**AVAILABLE DATA**
⁂
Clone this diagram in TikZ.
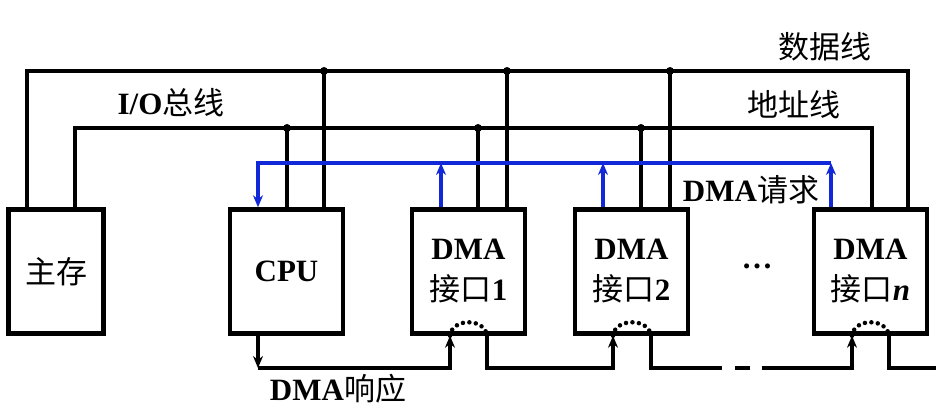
\documentclass[tikz,border=0pt]{standalone}
\usepackage{fontspec}
\setmainfont{Liberation Serif}
\newfontfamily\cjk{Noto Sans CJK SC}
\newcommand\zhtext[1]{{\cjk\mdseries #1}}
\usetikzlibrary{arrows.meta}
\definecolor{reqblue}{RGB}{16,40,215}
\tikzset{
	box/.style={draw, line width=4.5pt, minimum width=113pt, minimum height=124pt, inner sep=0pt, align=center, font=\fontsize{31}{41}\selectfont},
	lab/.style={inner sep=0pt, font=\fontsize{31}{36}\selectfont},
	bus/.style={line width=4pt},
	req/.style={draw=reqblue, line width=4pt},
	resp/.style={line width=4pt},
	chain/.style={line width=4.5pt, line cap=round, dash pattern=on 0pt off 6.5pt},
	>={Stealth[length=12pt,width=10pt]}
}
\begin{document}
\begin{tikzpicture}[x=1pt,y=-1pt]
	\useasboundingbox (0,0) rectangle (943,409);
	\node[box, minimum width=95pt] (mem) at (56,271.5) {\zhtext{主存}};
	\node[box] (cpu) at (286.5,271.5) {\bfseries CPU};
	\node[box] (dma1) at (468.5,271.5) {\bfseries DMA\\\zhtext{接口}\textbf{1}};
	\node[box] (dma2) at (631.5,271.5) {\bfseries DMA\\\zhtext{接口}\textbf{2}};
	\node[box] (dman) at (870.5,271.5) {\bfseries DMA\\\zhtext{接口}\textbf{\textit{n}}};
	\node[lab] (dots) at (757,266) {\textbf{\dots}};
	\coordinate (dL) at (27,71);
	\coordinate (dC) at (324,71);
	\coordinate (d1) at (507,71);
	\coordinate (d2) at (670,71);
	\coordinate (dR) at (908,71);
	\coordinate (aL) at (75,128);
	\coordinate (aC) at (287,128);
	\coordinate (a1) at (478,128);
	\coordinate (a2) at (641,128);
	\coordinate (aR) at (872,128);
	\coordinate (rC) at (258,163);
	\coordinate (r1) at (441,163);
	\coordinate (r2) at (603,163);
	\coordinate (rR) at (831,163);
	\draw[bus] (mem.north -| dL) -- (dL) -- (dR) -- (dman.north -| dR);
	\draw[bus] (mem.north -| aL) -- (aL) -- (aR) -- (dman.north -| aR);
	\foreach \p/\b in {dC/cpu,d1/dma1,d2/dma2,aC/cpu,a1/dma1,a2/dma2} {
		\draw[bus] (\p) -- (\b.north -| \p);
		\fill (\p) circle (4pt);
	}
	\draw[req,->] (dman.north -| rR) -- (rR);
	\draw[req,->] (rR) -- (rC) -- (cpu.north -| rC);
	\draw[req,->] (dma1.north -| r1) -- (r1);
	\draw[req,->] (dma2.north -| r2) -- (r2);
	\coordinate (k0) at (258,368);
	\coordinate (i1) at (450,368);
	\coordinate (o1) at (487,368);
	\coordinate (i2) at (613,368);
	\coordinate (o2) at (651,368);
	\coordinate (iN) at (852,368);
	\coordinate (oN) at (889,368);
	\coordinate (g1) at (722,368);
	\coordinate (g2) at (735,368);
	\coordinate (g3) at (750,368);
	\coordinate (g4) at (762,368);
	\coordinate (eN) at (936,368);
	\draw[resp,->] (cpu.south -| k0) -- (k0);
	\draw[resp,->] (k0) -- (i1) -- (dma1.south -| i1);
	\draw[resp,->] (dma1.south -| o1) -- (o1) -- (i2) -- (dma2.south -| i2);
	\draw[resp] (dma2.south -| o2) -- (o2) -- (g1);
	\draw[resp] (g2) -- (g3);
	\draw[resp,->] (g4) -- (iN) -- (dman.south -| iN);
	\draw[resp] (dman.south -| oN) -- (oN) -- (eN);
	\foreach \b/\i/\o in {dma1/i1/o1,dma2/i2/o2,dman/iN/oN}
		\draw[chain] (\b.south -| \i) .. controls +(2,-18) and +(-2,-18) .. (\b.south -| \o);
	\node[lab] (datalab) at (825,47) {\zhtext{数据线}};
	\node[lab] (addrlab) at (794,105) {\zhtext{地址线}};
	\node[lab] (buslab) at (171,103) {\textbf{I/O}\zhtext{总线}};
	\node[lab] (reqlab) at (751,190) {\textbf{DMA}\zhtext{请求}};
	\node[lab] (acklab) at (338,389) {\textbf{DMA}\zhtext{响应}};
\end{tikzpicture}
\end{document}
⁂
Write the listing out a second time exactly, dropping all images.

Clone this diagram in TikZ.
\documentclass[tikz,border=0pt]{standalone}
\usepackage{fontspec}
\setmainfont{Liberation Serif}
\newfontfamily\cjk{Noto Sans CJK SC}
\newcommand\zhtext[1]{{\cjk\mdseries #1}}
\usetikzlibrary{arrows.meta}
\definecolor{reqblue}{RGB}{16,40,215}
\tikzset{
	box/.style={draw, line width=4.5pt, minimum width=113pt, minimum height=124pt, inner sep=0pt, align=center, font=\fontsize{31}{41}\selectfont},
	lab/.style={inner sep=0pt, font=\fontsize{31}{36}\selectfont},
	bus/.style={line width=4pt},
	req/.style={draw=reqblue, line width=4pt},
	resp/.style={line width=4pt},
	chain/.style={line width=4.5pt, line cap=round, dash pattern=on 0pt off 6.5pt},
	>={Stealth[length=12pt,width=10pt]}
}
\begin{document}
\begin{tikzpicture}[x=1pt,y=-1pt]
	\useasboundingbox (0,0) rectangle (943,409);
	\node[box, minimum width=95pt] (mem) at (56,271.5) {\zhtext{主存}};
	\node[box] (cpu) at (286.5,271.5) {\bfseries CPU};
	\node[box] (dma1) at (468.5,271.5) {\bfseries DMA\\\zhtext{接口}\textbf{1}};
	\node[box] (dma2) at (631.5,271.5) {\bfseries DMA\\\zhtext{接口}\textbf{2}};
	\node[box] (dman) at (870.5,271.5) {\bfseries DMA\\\zhtext{接口}\textbf{\textit{n}}};
	\node[lab] (dots) at (757,266) {\textbf{\dots}};
	\coordinate (dL) at (27,71);
	\coordinate (dC) at (324,71);
	\coordinate (d1) at (507,71);
	\coordinate (d2) at (670,71);
	\coordinate (dR) at (908,71);
	\coordinate (aL) at (75,128);
	\coordinate (aC) at (287,128);
	\coordinate (a1) at (478,128);
	\coordinate (a2) at (641,128);
	\coordinate (aR) at (872,128);
	\coordinate (rC) at (258,163);
	\coordinate (r1) at (441,163);
	\coordinate (r2) at (603,163);
	\coordinate (rR) at (831,163);
	\draw[bus] (mem.north -| dL) -- (dL) -- (dR) -- (dman.north -| dR);
	\draw[bus] (mem.north -| aL) -- (aL) -- (aR) -- (dman.north -| aR);
	\foreach \p/\b in {dC/cpu,d1/dma1,d2/dma2,aC/cpu,a1/dma1,a2/dma2} {
		\draw[bus] (\p) -- (\b.north -| \p);
		\fill (\p) circle (4pt);
	}
	\draw[req,->] (dman.north -| rR) -- (rR);
	\draw[req,->] (rR) -- (rC) -- (cpu.north -| rC);
	\draw[req,->] (dma1.north -| r1) -- (r1);
	\draw[req,->] (dma2.north -| r2) -- (r2);
	\coordinate (k0) at (258,368);
	\coordinate (i1) at (450,368);
	\coordinate (o1) at (487,368);
	\coordinate (i2) at (613,368);
	\coordinate (o2) at (651,368);
	\coordinate (iN) at (852,368);
	\coordinate (oN) at (889,368);
	\coordinate (g1) at (722,368);
	\coordinate (g2) at (735,368);
	\coordinate (g3) at (750,368);
	\coordinate (g4) at (762,368);
	\coordinate (eN) at (936,368);
	\draw[resp,->] (cpu.south -| k0) -- (k0);
	\draw[resp,->] (k0) -- (i1) -- (dma1.south -| i1);
	\draw[resp,->] (dma1.south -| o1) -- (o1) -- (i2) -- (dma2.south -| i2);
	\draw[resp] (dma2.south -| o2) -- (o2) -- (g1);
	\draw[resp] (g2) -- (g3);
	\draw[resp,->] (g4) -- (iN) -- (dman.south -| iN);
	\draw[resp] (dman.south -| oN) -- (oN) -- (eN);
	\foreach \b/\i/\o in {dma1/i1/o1,dma2/i2/o2,dman/iN/oN}
		\draw[chain] (\b.south -| \i) .. controls +(2,-18) and +(-2,-18) .. (\b.south -| \o);
	\node[lab] (datalab) at (825,47) {\zhtext{数据线}};
	\node[lab] (addrlab) at (794,105) {\zhtext{地址线}};
	\node[lab] (buslab) at (171,103) {\textbf{I/O}\zhtext{总线}};
	\node[lab] (reqlab) at (751,190) {\textbf{DMA}\zhtext{请求}};
	\node[lab] (acklab) at (338,389) {\textbf{DMA}\zhtext{响应}};
\end{tikzpicture}
\end{document}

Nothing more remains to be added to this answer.